The trip tank is small, allowing accurate measurement of fluid pumped into well. It is the best way to measure the amount of fluid it takes to fill the hole on a trip out or the amount of fluid displaced on the trip back in. As each stand of pipe is pulled from the hole, the wellbore fluid level lowers by displacement of the steel, or if wet, displacement and capacity.
It is necessary to measure the amount of fluid for fill-up to be sure a kick has not entered the well. There are several types of trip tanks. A simple gravity-fed trip tank includes a small tank on the rig floor or elsewhere at a point above the flow line, marked in portions of a barrel (m³). A valve is required to release fluid from the tank into piping directing fluid into the bell nipple above flow line. The valve is manually opened, then closed when the hole is full, and the amount of fluid used is reported, recorded and compared to theoretical fill calculations.
Safety Valves and floats:
A method of closing off the string is a basic part of well control equipment. Equipment for closing off tubing or drillpipe includes safety valves, floats and inside blowout preventers. This equipment is handled by the floor crew. It is essential that the driller and toolpusher make sure the crew understands the rules for operating and maintaining this essential equipment.
Upper Kelly Cock:
The upper kelly cock is a standard part of the upper kelly assembly. Some upper kelly cocks are simple ball, flapper or plug type valves. The basic purpose of the upper kelly cock is to protect the kelly hose, swivel and surface equipment from high well pressure. It is normally pressure tested when the stack is tested.
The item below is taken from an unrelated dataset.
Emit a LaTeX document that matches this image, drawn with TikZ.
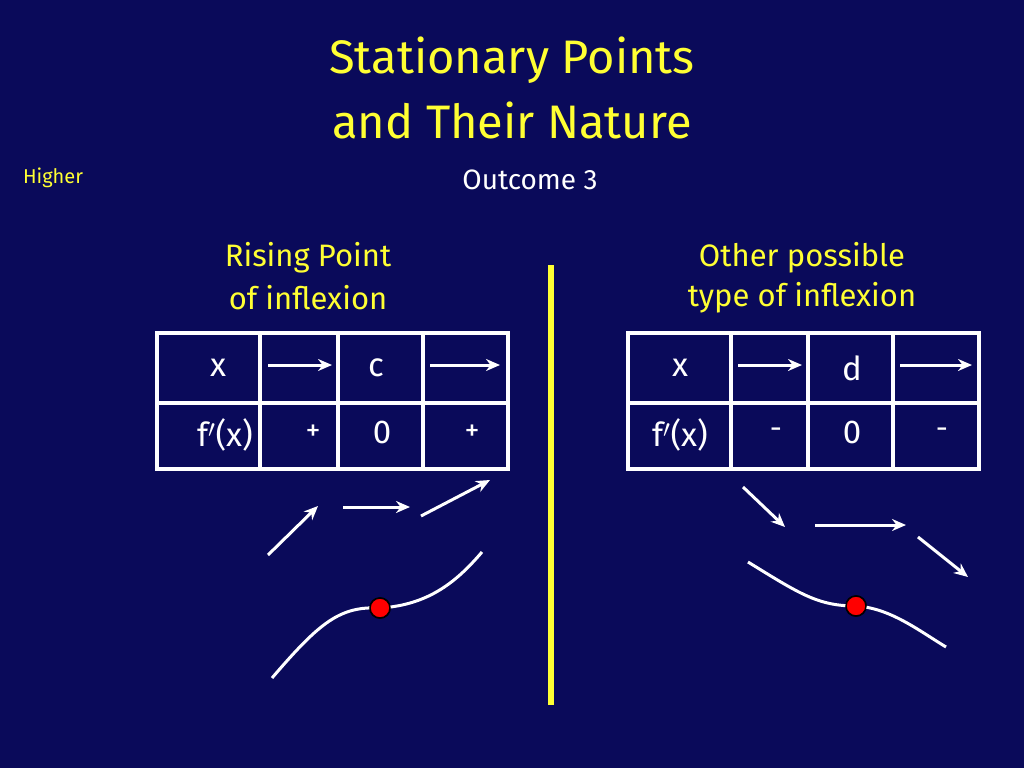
\documentclass[tikz,border=0pt]{standalone}
\usepackage{fontspec}
\setmainfont{Fira Sans}
\usetikzlibrary{arrows.meta}
\definecolor{bg}{HTML}{0A0A5A}
\definecolor{yl}{HTML}{FFFF33}
\begin{document}
\begin{tikzpicture}[x=1pt,y=-1pt,
  tl/.style={yl,font=\fontsize{47}{50}\selectfont},
  hd/.style={yl,font=\fontsize{31}{34}\selectfont},
  cell/.style={white,font=\fontsize{33}{36}\selectfont},
  sm/.style={white,font=\fontsize{30}{32}\selectfont},
  grid/.style={white,line width=3.5pt},
  arr/.style={white,line width=3pt,-{Stealth[length=14pt,width=12pt]}},
  crv/.style={white,line width=3pt},
  dot/.style={circle,fill=red,draw=black,line width=1.5pt,minimum size=20pt,inner sep=0pt}]
\fill[bg] (0,0) rectangle (1024,768);
\useasboundingbox (0,0) rectangle (1024,768);
\node[tl] (t1) at (512,60) {Stationary Points};
\node[tl] (t2) at (512,120) {and Their Nature};
\node[white,font=\fontsize{28}{32}\selectfont] (oc) at (530,180) {Outcome 3};
\node[yl,font=\fontsize{20}{24}\selectfont] (hi) at (53,178) {Higher};
\node[hd] (l1) at (308,258) {Rising Point};
\node[hd] (l2) at (308,298) {of inflexion};
\node[hd] (r1) at (802,258) {Other possible};
\node[hd] (r2) at (802,298) {type of inflexion};
\draw[yl,line width=6pt] (551,265) -- (551,705);
% left table
\draw[grid] (157,333) rectangle (508,469);
\draw[grid] (157,403) -- (508,403);
\foreach \c in {260,338,423} \draw[grid] (\c,333) -- (\c,469);
\node[cell] (lx) at (218,368) {x};
\node[cell] (lc) at (376,368) {c};
\coordinate (la1) at (268,365); \coordinate (lb1) at (332,365);
\coordinate (la2) at (430,365); \coordinate (lb2) at (500,365);
\draw[arr] (la1) -- (lb1); \draw[arr] (la2) -- (lb2);
\node[cell] (lf) at (225,435) {f$'$(x)};
\node[sm] (lp1) at (313,433) {+};
\node[cell] (l0) at (382,432) {0};
\node[sm] (lp2) at (472,433) {+};
% right table
\draw[grid] (628,333) rectangle (979,469);
\draw[grid] (628,403) -- (979,403);
\foreach \c in {731,808,893} \draw[grid] (\c,333) -- (\c,469);
\node[cell] (rx) at (680,368) {x};
\node[cell] (rd) at (852,368) {d};
\coordinate (ra1) at (738,365); \coordinate (rb1) at (802,365);
\coordinate (ra2) at (900,365); \coordinate (rb2) at (972,365);
\draw[arr] (ra1) -- (rb1); \draw[arr] (ra2) -- (rb2);
\node[cell] (rf) at (680,435) {f$'$(x)};
\node[sm] (rm1) at (776,433) {-};
\node[cell] (r0) at (852,432) {0};
\node[sm] (rm2) at (942,433) {-};
% left sketch
\coordinate (a1) at (268,555); \coordinate (a2) at (318,506);
\coordinate (a3) at (343,507); \coordinate (a4) at (410,507);
\coordinate (a5) at (421,516); \coordinate (a6) at (490,480);
\draw[arr] (a1) -- (a2); \draw[arr] (a3) -- (a4); \draw[arr] (a5) -- (a6);
\coordinate (cs) at (272,678); \coordinate (ce) at (482,552);
\node[dot] (ld) at (380,608) {};
\draw[crv] (cs) .. controls (320,622) and (340,606) .. (ld.center) .. controls (430,605) and (458,580) .. (ce);
\node[dot] at (380,608) {};
% right sketch
\coordinate (b1) at (743,487); \coordinate (b2) at (785,527);
\coordinate (b3) at (815,525); \coordinate (b4) at (906,525);
\coordinate (b5) at (918,537); \coordinate (b6) at (968,577);
\draw[arr] (b1) -- (b2); \draw[arr] (b3) -- (b4); \draw[arr] (b5) -- (b6);
\coordinate (ds) at (748,562); \coordinate (de) at (946,647);
\node[dot] (rdt) at (856,606) {};
\draw[crv] (ds) .. controls (800,594) and (818,606) .. (rdt.center) .. controls (890,608) and (918,630) .. (de);
\node[dot] at (856,606) {};
\end{tikzpicture}
\end{document}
There is limited maintenance for the upper kelly cock.
Lower Kelly Cock:
The lower kelly cock is a full-opening valve which backs up the upper kelly cock. It allows removal of kelly when pressure on the string is greater than surface equipment rating. It is common practice to use the lower kelly cock as a fluid or mud saver valve. Continual use of the lower kelly cock has mixed advantages. The valve is operated at every connection so it is kept free and in operating condition. The crew learns how to operate the valve and the wrench is kept available. On the other hand, repeatedly using this ball valve for this purpose can reduce operation life. Some rigs have reported galling of valve threads from continual makeup and breakout. Galling can be eliminated through use of a saver sub.
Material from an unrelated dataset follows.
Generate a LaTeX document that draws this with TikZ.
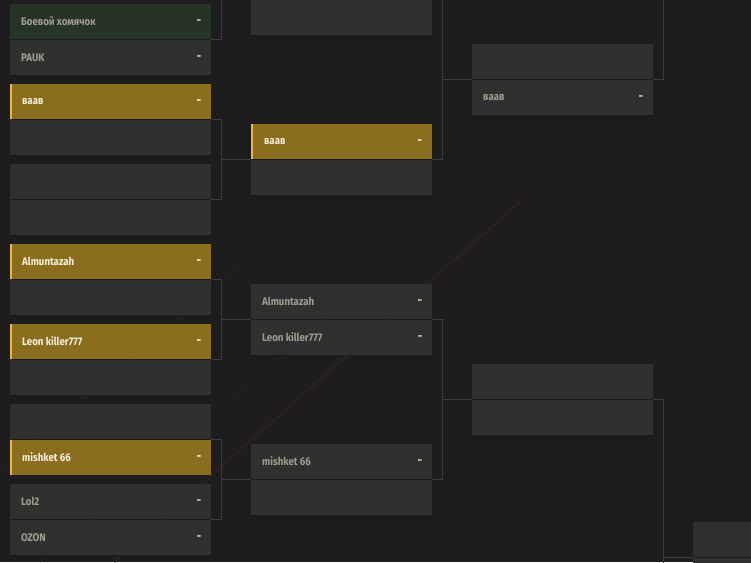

The gas detectors on rigs are used to warn personnel of increasing gas flow out of the welland areas of gas concentration in places where an explosion or fire could occur. Other types of gas detectors are placed in areas where toxic gases, such as H2S, can accumulate and harm personnel. Gas detectors should be tested on a regular basis with an approved gas source. Sniffing lines should be blown out periodically to remove stale or trapped gases. Maintenance should be performed according to manufacturer’s specifications. Obvious problems with gas detectors are broken and plugged lines or dirty detector heads. If the alarms are placed in the mud logging unit only, then this unit must be manned 24 hours a day.
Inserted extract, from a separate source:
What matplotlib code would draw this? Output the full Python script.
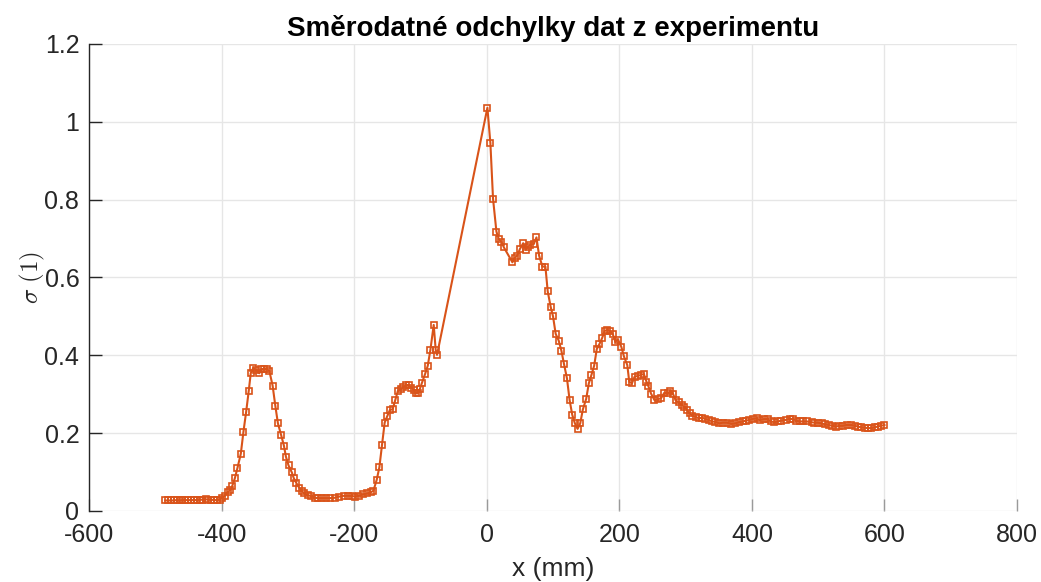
import matplotlib
matplotlib.use("Agg")
import matplotlib.pyplot as plt
import numpy as np

plt.rcParams["font.family"] = ["Liberation Sans", "DejaVu Sans"]
plt.rcParams["mathtext.fontset"] = "cm"

# Position along the measured line (mm)
x_mm = [
    -485, -481, -476, -472, -468, -463, -459, -455, -450, -446,
    -442, -437, -433, -429, -424, -420, -416, -411, -407, -403,
    -400, -395, -391, -387, -384, -380, -376, -371, -367, -363,
    -359, -356, -352, -348, -343, -340, -336, -332, -328, -323,
    -319, -315, -310, -306, -303, -299, -294, -291, -287, -283,
    -279, -275, -270, -265, -259, -254, -248, -242, -237, -229,
    -223, -216, -209, -204, -199, -193, -186, -180, -175, -171,
    -166, -162, -158, -154, -150, -146, -142, -138, -134, -130,
    -126, -122, -118, -114, -110, -107, -104, -101, -98, -93,
    -89, -85, -80, -77, -75,
    1, 5.5, 9.5, 14.6, 18, 22, 26, 38.7, 42, 46,
    50, 55, 59, 62, 66, 71, 75, 79, 84, 88.5,
    92, 96.5, 100, 104, 108.5, 112.6, 116.5, 121, 125, 129,
    133, 137, 141, 145, 150, 154, 158, 162, 166, 170,
    174, 178, 182, 186, 190, 194, 198, 203, 207, 212,
    215, 219, 223, 228, 233, 237, 241, 244, 248, 253,
    258, 263, 268, 273, 277, 281, 285, 290, 294, 298,
    302, 306, 310, 315, 320, 325, 330, 335, 340, 345,
    351, 356, 362, 369, 375, 380, 386, 391, 396, 402,
    407, 412, 418, 424, 429, 434, 439, 444, 451, 457,
    462, 467, 472, 477, 483, 490, 494, 499, 505, 510,
    516, 521, 527, 532, 537, 543, 550, 555, 560, 565,
    570, 575, 580, 585, 590, 595, 600,
]

# Standard deviation at each position
sigma = [
    0.027, 0.027, 0.027, 0.027, 0.028, 0.027, 0.028, 0.028, 0.028, 0.028,
    0.028, 0.028, 0.029, 0.029, 0.030, 0.029, 0.029, 0.028, 0.028, 0.029,
    0.033, 0.039, 0.048, 0.054, 0.064, 0.084, 0.111, 0.147, 0.204, 0.254,
    0.309, 0.354, 0.368, 0.362, 0.354, 0.365, 0.365, 0.365, 0.360, 0.322,
    0.271, 0.225, 0.194, 0.168, 0.140, 0.117, 0.099, 0.084, 0.071, 0.060,
    0.051, 0.045, 0.041, 0.038, 0.034, 0.033, 0.033, 0.033, 0.033, 0.034,
    0.037, 0.039, 0.039, 0.039, 0.037, 0.039, 0.043, 0.045, 0.048, 0.052,
    0.080, 0.112, 0.170, 0.227, 0.244, 0.260, 0.261, 0.285, 0.309, 0.313,
    0.318, 0.323, 0.324, 0.317, 0.311, 0.302, 0.302, 0.313, 0.328, 0.352,
    0.373, 0.414, 0.478, 0.414, 0.401,
    1.036, 0.945, 0.802, 0.718, 0.699, 0.692, 0.677, 0.639, 0.650, 0.656,
    0.673, 0.688, 0.671, 0.679, 0.684, 0.686, 0.703, 0.656, 0.628, 0.628,
    0.564, 0.524, 0.500, 0.455, 0.438, 0.412, 0.378, 0.341, 0.285, 0.247,
    0.225, 0.211, 0.225, 0.261, 0.288, 0.328, 0.350, 0.373, 0.416, 0.429,
    0.444, 0.463, 0.465, 0.463, 0.455, 0.435, 0.440, 0.422, 0.397, 0.375,
    0.332, 0.328, 0.345, 0.347, 0.350, 0.352, 0.332, 0.320, 0.301, 0.285,
    0.287, 0.290, 0.304, 0.302, 0.309, 0.301, 0.284, 0.279, 0.272, 0.268,
    0.260, 0.251, 0.245, 0.242, 0.238, 0.240, 0.236, 0.234, 0.230, 0.229,
    0.225, 0.227, 0.227, 0.224, 0.225, 0.228, 0.230, 0.232, 0.234, 0.237,
    0.238, 0.234, 0.236, 0.236, 0.230, 0.228, 0.230, 0.232, 0.234, 0.237,
    0.236, 0.232, 0.230, 0.230, 0.230, 0.228, 0.227, 0.227, 0.225, 0.223,
    0.221, 0.219, 0.217, 0.219, 0.219, 0.221, 0.221, 0.219, 0.217, 0.215,
    0.214, 0.213, 0.213, 0.215, 0.217, 0.219, 0.221,
]

x_ticks = [-600, -400, -200, 0, 200, 400, 600, 800]
y_ticks = [0, 0.2, 0.4, 0.6, 0.8, 1.0, 1.2]
y_tick_labels = ["0", "0.2", "0.4", "0.6", "0.8", "1", "1.2"]

line_color = "#D95319"
axis_gray = "#262626"

fig = plt.figure(figsize=(10.41, 5.82), dpi=100)
ax = fig.add_axes([0.0855, 0.122, 0.8915, 0.8025])

ax.plot(x_mm, sigma, color=line_color, linewidth=1.5,
        marker="s", markersize=5.0, markerfacecolor="none",
        markeredgecolor=line_color, markeredgewidth=1.2)

ax.set_xlim(-600, 800)
ax.set_ylim(0, 1.2)
ax.set_xticks(x_ticks)
ax.set_xticklabels([str(t) for t in x_ticks])
ax.set_yticks(y_ticks)
ax.set_yticklabels(y_tick_labels)

ax.grid(True, color="#e6e6e6", linewidth=1.0)
ax.set_axisbelow(True)

for side in ("top", "right", "bottom"):
    ax.spines[side].set_visible(False)
ax.spines["left"].set_color(axis_gray)
ax.spines["left"].set_linewidth(1.0)

ax.tick_params(axis="both", direction="in", length=9, width=1.0,
               colors=axis_gray, labelsize=18)
ax.tick_params(axis="y", pad=7)
ax.tick_params(axis="x", pad=9, color="#9a9a9a")

ax.set_title("Směrodatné odchylky dat z experimentu", fontsize=20,
             fontweight="bold", color="black", pad=6)
ax.set_xlabel("x (mm)", fontsize=19, color=axis_gray, labelpad=7)
ax.set_ylabel(r"$\sigma\ (1)$", fontsize=18, color=axis_gray, labelpad=-2)

fig.savefig("out.png", dpi=100)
Mud Return indicator ( Flow Line Sensor):
In terms of kick detection equipment, the return indicator is probably the most important piece of equipment used. The mud return indicator is usually a paddle in the flow line. The paddle in the flow line reports flow of fluid in the line.
This signal is sent to the driller’s console where it is reported as percent of flow. In most operations, a relative change from an established trend is an indicator of potential hazard. So it is crucial to detect any change in flow. If a well kick occurs, something has entered the wellbore. This will push fluid out of the flowline, showing as an increase in flow.